>> Begin

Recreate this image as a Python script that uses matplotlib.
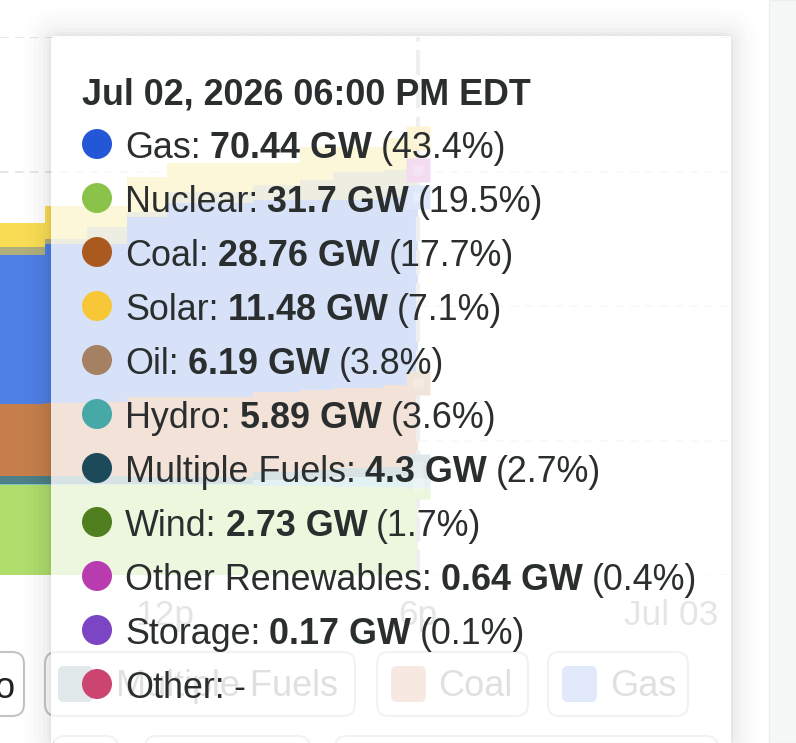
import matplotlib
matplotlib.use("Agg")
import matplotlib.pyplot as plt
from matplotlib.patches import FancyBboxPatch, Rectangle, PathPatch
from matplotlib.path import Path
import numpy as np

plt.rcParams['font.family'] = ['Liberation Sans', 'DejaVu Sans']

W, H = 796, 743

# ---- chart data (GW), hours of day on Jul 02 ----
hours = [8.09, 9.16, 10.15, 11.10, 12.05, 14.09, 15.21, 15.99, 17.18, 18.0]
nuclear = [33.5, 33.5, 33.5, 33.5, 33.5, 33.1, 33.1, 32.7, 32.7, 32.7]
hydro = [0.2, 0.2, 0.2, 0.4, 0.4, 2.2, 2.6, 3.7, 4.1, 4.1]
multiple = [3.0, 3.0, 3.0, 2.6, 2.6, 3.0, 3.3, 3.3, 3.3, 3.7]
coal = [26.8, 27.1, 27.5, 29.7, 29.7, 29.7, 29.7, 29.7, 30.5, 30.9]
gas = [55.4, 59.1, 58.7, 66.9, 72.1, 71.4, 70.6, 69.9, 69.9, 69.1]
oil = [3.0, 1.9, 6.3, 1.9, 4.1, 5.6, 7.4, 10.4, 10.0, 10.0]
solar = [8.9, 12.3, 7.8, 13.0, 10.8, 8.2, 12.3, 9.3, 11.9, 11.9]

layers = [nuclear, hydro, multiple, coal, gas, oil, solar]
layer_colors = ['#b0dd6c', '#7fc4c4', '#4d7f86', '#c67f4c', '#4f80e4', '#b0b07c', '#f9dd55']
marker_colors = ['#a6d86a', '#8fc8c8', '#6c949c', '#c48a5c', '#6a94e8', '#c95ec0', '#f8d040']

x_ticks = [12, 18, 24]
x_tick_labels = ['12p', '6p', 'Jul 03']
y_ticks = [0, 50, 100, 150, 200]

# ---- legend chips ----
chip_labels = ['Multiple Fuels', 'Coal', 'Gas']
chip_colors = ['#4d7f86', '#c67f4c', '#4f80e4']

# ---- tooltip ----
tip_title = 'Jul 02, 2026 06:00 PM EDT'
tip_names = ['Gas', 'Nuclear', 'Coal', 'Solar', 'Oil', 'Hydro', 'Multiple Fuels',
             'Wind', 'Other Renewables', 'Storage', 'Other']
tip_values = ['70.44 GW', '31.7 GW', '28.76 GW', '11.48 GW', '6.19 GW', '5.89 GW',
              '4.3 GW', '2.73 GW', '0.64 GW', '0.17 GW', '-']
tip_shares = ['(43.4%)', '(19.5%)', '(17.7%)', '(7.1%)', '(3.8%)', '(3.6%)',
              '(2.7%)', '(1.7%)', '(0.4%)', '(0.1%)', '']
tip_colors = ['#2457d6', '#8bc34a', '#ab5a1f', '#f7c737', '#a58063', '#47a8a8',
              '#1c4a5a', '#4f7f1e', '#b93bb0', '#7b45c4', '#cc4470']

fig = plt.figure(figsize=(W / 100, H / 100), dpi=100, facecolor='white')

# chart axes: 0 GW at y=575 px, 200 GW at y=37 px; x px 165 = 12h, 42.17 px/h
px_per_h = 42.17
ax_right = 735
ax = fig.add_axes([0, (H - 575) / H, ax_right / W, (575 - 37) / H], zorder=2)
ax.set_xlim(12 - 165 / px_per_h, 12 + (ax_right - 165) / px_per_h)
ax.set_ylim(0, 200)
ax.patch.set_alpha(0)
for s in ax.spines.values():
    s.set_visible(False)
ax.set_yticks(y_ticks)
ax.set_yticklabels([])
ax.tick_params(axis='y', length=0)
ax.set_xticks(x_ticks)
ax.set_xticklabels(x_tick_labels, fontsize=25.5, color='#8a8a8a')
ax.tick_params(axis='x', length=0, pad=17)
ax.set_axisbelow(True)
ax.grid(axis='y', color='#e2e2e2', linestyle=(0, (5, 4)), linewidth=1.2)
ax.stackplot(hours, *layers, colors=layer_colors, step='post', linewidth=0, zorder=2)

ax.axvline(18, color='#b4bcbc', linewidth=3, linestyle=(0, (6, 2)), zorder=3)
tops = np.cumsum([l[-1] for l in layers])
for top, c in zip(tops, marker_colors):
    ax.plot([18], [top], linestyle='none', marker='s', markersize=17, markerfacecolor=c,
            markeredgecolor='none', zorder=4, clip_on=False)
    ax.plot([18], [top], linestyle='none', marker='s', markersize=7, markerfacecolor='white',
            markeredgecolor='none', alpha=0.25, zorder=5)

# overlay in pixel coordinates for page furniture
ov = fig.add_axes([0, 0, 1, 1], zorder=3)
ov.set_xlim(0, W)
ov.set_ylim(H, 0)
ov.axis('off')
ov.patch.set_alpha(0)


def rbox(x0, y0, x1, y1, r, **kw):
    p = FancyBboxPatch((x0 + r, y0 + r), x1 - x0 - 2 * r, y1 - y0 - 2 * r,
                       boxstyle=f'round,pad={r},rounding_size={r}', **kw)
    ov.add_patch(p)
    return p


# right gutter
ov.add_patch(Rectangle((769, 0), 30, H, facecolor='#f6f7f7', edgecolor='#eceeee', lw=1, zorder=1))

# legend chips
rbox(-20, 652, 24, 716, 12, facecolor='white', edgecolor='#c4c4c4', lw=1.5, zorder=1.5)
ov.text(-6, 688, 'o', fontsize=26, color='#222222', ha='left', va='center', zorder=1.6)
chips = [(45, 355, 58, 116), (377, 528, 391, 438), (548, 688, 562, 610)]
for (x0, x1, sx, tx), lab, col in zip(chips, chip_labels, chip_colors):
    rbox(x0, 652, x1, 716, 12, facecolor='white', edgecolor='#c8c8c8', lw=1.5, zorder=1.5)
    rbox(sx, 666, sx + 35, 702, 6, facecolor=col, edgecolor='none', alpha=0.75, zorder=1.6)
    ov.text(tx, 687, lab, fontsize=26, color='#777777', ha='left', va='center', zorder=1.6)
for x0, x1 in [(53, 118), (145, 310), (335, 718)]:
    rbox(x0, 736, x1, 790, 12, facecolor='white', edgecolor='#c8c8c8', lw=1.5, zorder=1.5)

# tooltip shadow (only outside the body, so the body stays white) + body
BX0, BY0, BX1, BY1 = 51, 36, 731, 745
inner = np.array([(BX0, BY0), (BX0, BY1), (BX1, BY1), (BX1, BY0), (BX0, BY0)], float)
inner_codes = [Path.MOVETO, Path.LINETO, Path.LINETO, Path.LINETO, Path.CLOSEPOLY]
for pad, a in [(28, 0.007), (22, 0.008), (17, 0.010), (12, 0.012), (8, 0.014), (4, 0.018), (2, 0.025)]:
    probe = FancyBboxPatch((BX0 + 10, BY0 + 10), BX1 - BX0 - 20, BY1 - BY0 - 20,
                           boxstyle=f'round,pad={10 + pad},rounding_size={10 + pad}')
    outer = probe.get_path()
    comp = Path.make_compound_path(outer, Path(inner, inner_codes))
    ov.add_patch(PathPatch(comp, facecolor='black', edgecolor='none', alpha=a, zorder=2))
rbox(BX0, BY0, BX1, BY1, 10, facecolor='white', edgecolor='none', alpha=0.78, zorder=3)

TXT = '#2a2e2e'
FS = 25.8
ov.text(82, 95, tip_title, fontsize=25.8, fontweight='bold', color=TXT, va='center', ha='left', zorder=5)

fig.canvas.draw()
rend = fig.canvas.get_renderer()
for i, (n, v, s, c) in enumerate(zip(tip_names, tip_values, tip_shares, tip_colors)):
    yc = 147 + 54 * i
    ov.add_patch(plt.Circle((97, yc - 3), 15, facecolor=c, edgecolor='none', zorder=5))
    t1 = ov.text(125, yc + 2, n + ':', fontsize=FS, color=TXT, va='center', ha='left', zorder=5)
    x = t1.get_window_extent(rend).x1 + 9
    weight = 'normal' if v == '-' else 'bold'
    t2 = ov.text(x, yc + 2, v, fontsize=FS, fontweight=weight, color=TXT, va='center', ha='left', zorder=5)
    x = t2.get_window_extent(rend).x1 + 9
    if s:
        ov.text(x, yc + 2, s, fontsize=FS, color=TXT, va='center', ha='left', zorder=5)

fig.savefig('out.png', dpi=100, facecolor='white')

>> End
>> Begin

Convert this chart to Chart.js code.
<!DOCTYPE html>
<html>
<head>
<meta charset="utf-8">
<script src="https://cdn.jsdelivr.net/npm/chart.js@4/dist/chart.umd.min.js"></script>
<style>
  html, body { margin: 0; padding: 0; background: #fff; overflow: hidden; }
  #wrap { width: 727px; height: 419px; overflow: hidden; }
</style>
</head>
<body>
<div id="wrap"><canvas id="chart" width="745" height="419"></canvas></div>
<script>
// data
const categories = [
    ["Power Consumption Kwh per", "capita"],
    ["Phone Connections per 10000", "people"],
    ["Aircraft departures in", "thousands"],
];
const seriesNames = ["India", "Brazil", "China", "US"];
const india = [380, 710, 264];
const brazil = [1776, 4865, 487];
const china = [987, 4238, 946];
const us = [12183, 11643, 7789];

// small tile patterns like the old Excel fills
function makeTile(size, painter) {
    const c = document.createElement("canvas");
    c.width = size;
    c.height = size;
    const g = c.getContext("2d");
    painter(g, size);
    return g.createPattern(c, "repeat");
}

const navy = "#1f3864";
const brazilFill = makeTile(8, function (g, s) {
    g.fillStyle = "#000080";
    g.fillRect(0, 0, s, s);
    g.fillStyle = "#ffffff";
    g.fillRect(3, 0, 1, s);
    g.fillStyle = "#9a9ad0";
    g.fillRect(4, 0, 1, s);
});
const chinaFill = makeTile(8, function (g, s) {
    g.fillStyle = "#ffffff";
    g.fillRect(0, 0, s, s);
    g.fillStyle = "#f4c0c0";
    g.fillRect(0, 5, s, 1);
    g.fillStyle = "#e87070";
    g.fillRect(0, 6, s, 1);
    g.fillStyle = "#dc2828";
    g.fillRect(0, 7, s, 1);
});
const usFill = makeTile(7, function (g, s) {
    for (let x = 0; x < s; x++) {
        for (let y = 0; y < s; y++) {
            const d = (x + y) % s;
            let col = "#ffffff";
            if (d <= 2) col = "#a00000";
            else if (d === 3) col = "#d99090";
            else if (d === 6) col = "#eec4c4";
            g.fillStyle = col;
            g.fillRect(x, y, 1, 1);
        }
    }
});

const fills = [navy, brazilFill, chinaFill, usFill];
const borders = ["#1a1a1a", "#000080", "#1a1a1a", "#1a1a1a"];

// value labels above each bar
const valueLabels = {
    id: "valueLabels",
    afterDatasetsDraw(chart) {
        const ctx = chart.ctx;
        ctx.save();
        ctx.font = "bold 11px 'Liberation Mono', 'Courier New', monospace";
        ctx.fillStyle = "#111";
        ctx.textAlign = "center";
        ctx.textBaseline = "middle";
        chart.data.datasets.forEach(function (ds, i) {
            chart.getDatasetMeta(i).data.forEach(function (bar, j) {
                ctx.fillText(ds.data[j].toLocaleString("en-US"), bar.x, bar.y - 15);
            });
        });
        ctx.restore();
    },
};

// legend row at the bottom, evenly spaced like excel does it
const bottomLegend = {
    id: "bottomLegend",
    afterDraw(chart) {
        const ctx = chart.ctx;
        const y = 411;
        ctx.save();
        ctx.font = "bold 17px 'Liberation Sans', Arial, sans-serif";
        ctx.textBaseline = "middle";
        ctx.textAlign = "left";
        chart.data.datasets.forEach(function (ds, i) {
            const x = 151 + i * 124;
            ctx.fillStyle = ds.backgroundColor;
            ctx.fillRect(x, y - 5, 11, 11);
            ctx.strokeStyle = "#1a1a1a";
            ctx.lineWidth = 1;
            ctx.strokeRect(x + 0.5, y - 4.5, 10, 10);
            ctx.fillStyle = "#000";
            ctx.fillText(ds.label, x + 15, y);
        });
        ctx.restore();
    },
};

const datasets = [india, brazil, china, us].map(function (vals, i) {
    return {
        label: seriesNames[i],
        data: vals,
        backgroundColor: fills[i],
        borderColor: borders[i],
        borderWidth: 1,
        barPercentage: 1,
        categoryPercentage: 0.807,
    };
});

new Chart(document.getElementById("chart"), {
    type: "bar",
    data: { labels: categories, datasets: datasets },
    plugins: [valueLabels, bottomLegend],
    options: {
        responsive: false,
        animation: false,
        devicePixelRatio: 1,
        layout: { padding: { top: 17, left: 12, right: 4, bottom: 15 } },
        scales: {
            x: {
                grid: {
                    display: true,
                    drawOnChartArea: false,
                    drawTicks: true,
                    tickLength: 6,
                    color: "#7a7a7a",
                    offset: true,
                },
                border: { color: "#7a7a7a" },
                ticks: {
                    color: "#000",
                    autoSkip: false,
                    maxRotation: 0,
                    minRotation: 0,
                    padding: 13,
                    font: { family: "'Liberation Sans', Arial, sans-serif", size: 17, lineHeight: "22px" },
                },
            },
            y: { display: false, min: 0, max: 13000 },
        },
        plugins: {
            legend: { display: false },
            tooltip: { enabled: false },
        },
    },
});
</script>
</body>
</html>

>> End

Problem:
All lines above from the one containing "Convert this chart to Chart.js code." to the one containing "const us = [12183, 11643, 7789];" must be repeated exactly, both lines included, and no others.

Written answer:
Convert this chart to Chart.js code.
<!DOCTYPE html>
<html>
<head>
<meta charset="utf-8">
<script src="https://cdn.jsdelivr.net/npm/chart.js@4/dist/chart.umd.min.js"></script>
<style>
  html, body { margin: 0; padding: 0; background: #fff; overflow: hidden; }
  #wrap { width: 727px; height: 419px; overflow: hidden; }
</style>
</head>
<body>
<div id="wrap"><canvas id="chart" width="745" height="419"></canvas></div>
<script>
// data
const categories = [
    ["Power Consumption Kwh per", "capita"],
    ["Phone Connections per 10000", "people"],
    ["Aircraft departures in", "thousands"],
];
const seriesNames = ["India", "Brazil", "China", "US"];
const india = [380, 710, 264];
const brazil = [1776, 4865, 487];
const china = [987, 4238, 946];
const us = [12183, 11643, 7789];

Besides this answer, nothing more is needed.